Whenever you gather information on real property, think about the following information:
This will be in one of two forms.
- If it’s in some kind of subdivision or organized residential development, it will say something like “Lot so-and-so of the Lee Borden survey of Splitup Acres, recorded at Book so-and-so, Page so-and-so.” This is by far the most common form of description for most homes.
- If it’s not, it will actually describe the property using what lawyers and surveyors call “metes and bounds.” This is an actual description of a walk around the borders of your property. It will say something like “Commence at the SW (that means Southwest) corner of the NW corner of Section 37, and travel 250 feet to a point of beginning. Then turn 90 degrees” – well, you get the idea. When all of the turning and measuring is finished, it should be back at the same corner where it started.
The property description should be easy to get. If you have a copy of your deed, that’s the easiest way. If you don’t, you can get it some other way:
- Title insurance policy on your home, if you have one.
- The tax assessor in your county or parish will have the record, and you can pull it up that way.
- Call the lawyer who handled the closing.
- Call the real estate agent who worked with you to buy the house.
Fair Market Value
The Fair Market Value of any asset (and real property is an asset) is the price that would be paid by a willing seller who doesn’t have to sell and a willing buyer who doesn’t have to buy, assuming both the seller and the buyer have reasonable knowledge of the relevant information about the asset. There are several ways to estimate the Fair Market Value of real estate.

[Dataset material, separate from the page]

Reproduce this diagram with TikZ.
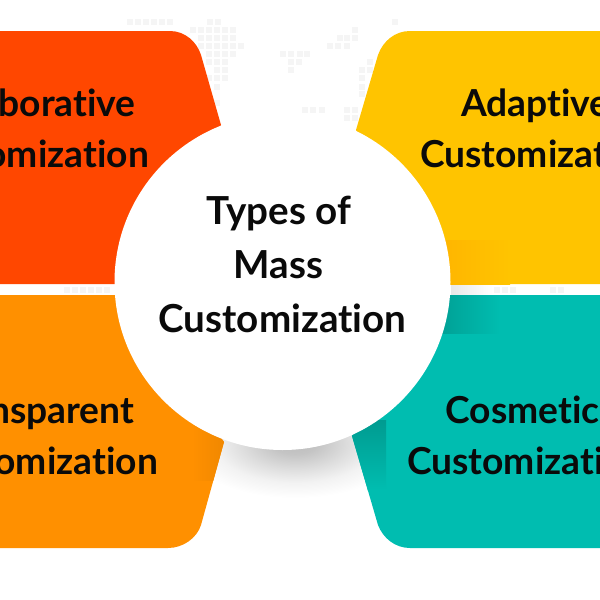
\documentclass[tikz,border=0pt]{standalone}
\usepackage{fontspec}
\setmainfont{Lato}[Ligatures=NoCommon]
\usetikzlibrary{calc}
\definecolor{cred}{HTML}{FF4700}
\definecolor{cyellow}{HTML}{FFC400}
\definecolor{corange}{HTML}{FF9000}
\definecolor{cteal}{HTML}{00BDB0}
\definecolor{cdot}{HTML}{F5F5F5}
\definecolor{cink}{HTML}{0A0A0A}
\pgfdeclareradialshading{groundshadow}{\pgfpoint{0bp}{0bp}}{color(0bp)=(black!26); color(5bp)=(black!23); color(12bp)=(black!13); color(18bp)=(black!5); color(25bp)=(white); color(50bp)=(white)}
\tikzset{
  label/.style={font=\bfseries\fontsize{#1}{#1}\selectfont, text=cink, align=center, inner sep=0pt},
  mapdot/.style={fill=cdot}
}
\newcommand{\dotrow}[2]{\foreach \xx in {#2} \fill[mapdot] (\xx-2.7,#1-2.7) rectangle ++(5.4,5.4);}
\begin{document}
\begin{tikzpicture}[x=1pt,y=-1pt]
\useasboundingbox (0,0) rectangle (600,600);
\fill[white] (0,0) rectangle (600,600);
% faint world map
\dotrow{22}{130,138,146,154,162,170,210,218,395}
\dotrow{30}{193,201,209,217,225,233,355}
\dotrow{38}{201,209,217,225,233,340,347,355}
\dotrow{46}{201,209,217,225,233,241,330,338,347}
\dotrow{54}{209,217,225,233,283,291,300,307}
\dotrow{62}{209,217,225,291,299,370}
\dotrow{70}{217,225,291,362,370}
\dotrow{78}{209,217,225,362}
\dotrow{87}{217,362}
\dotrow{94}{362}
\dotrow{103}{217}
\dotrow{110}{305,313,322,347,355}
\dotrow{118}{347,355}
\dotrow{290}{67,75,83,91,99,107,497,505,513,553,561}
% shadow on the ground
\shade[shading=groundshadow] (295,443) ellipse [x radius=112, y radius=55];
% gap shadow
\shade[left color=black!9, right color=white] (451,284) rectangle (492,295);
% red
\fill[cred] (-10,31) -- (170,31) .. controls (185,31) and (197,42) .. (201,55) -- (221,125) -- (150,284) -- (-10,284) -- cycle;
% yellow
\fill[cyellow] (610,31) -- (410,31) .. controls (395,31) and (383,41) .. (378,55) -- (356,130) -- (430,284) -- (610,284) -- cycle;
\shade[left color=cyellow!78!orange, right color=cyellow] (440,240) rectangle (510,284);
% orange
\begin{scope}
\clip (-10,295) -- (115,295) -- (224,442) -- (201,525) .. controls (197,538) and (183,548) .. (168,548) -- (-10,548) -- cycle;
\fill[corange] (-10,295) rectangle (240,560);
\shade[left color=corange, right color=corange!94!black] (192,420) rectangle (226,480);
\end{scope}
% teal
\begin{scope}
\clip (610,295) -- (440,295) -- (352,436) -- (378,525) .. controls (383,538) and (395,548) .. (410,548) -- (610,548) -- cycle;
\fill[cteal] (340,290) rectangle (610,560);
\shade[top color=cteal!82!black, bottom color=cteal] (345,420) rectangle (386,490);
\shade[left color=cteal!85!black, right color=cteal] (440,295) rectangle (500,333);
\end{scope}
% centre circle
\node[circle, fill=white, minimum size=336pt, inner sep=0pt] (hub) at (282.5,282) {};
\node[label=38.6] (title) at (282.5,264.5) {Types of\kern8pt\\[15.4pt]Mass\kern8pt\\[15.4pt]Customization};
\node[label=37.2] (collab) at (29.5,128.5) {Collaborative\kern8pt\\[13.8pt]Customization};
\node[label=37.2] (adaptive) at (539.5,128.5) {Adaptive\kern8pt\\[13.8pt]Customization};
\node[label=37.2] (transp) at (38.5,435.5) {Transparent\kern5pt\\[13.8pt]Customization};
\node[label=37.2] (cosmetic) at (526.5,435.5) {Cosmetic\kern8pt\\[13.8pt]Customization};
\end{tikzpicture}
\end{document}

- You can order an appraisal, but that costs money.
- You can find out what other properties around you are selling for, and estimate the value from that. No cost, but lots of time and trouble. And do you know how others will perceive the differences between your property and other houses nearby? I know I sure don’t.
- You can ask a real estate agent to do a comparable search for you and estimate the value. This is also free, and I think you can get a really accurate value this way. Just make sure the agent who does the estimate for you sells lots of property in your area. And I think the more successful the better. The more successful agents, the busy agents, are less likely to give you an overstated value as a way of enticing you to list it with them. They’ll want to set a realistic value at which they know they can sell your property reasonably quickly, get their commission, and go on to the next sale.
What You Paid For It
For most homeowners, this no longer matters. That’s because you can now exclude up to $250,000 of gain on the sale of home that’s been your residence for any two of the last five years, $500,000 for the two of you together if you’re still married. It still matters for real property other than your principal residence, however, and it also matters for your home if you still own it but haven’t lived there in a while.
Most people usually have an idea what they paid for the house. If you don’t, you’ll probably need some cooperation from your spouse. If you don’t get it, print The Discovery Money Pit and give it to them. Ask them if that’s what they really want you to have to do.
Uncle Sam treats money you’ve invested in improvements to real property as if you paid that much more for the property when you bought it. We’re looking here for major improvements, things like an addition, an upgraded climate control system, or moving walls around. New carpet, patching up the parking lot, and replanting the dead bushes out front don’t count.
Depreciation is the technical term for an assumption Uncle Sam allows us to make that our use of property wears it out over time and makes it less valuable. Depreciation isn’t an issue for most of us.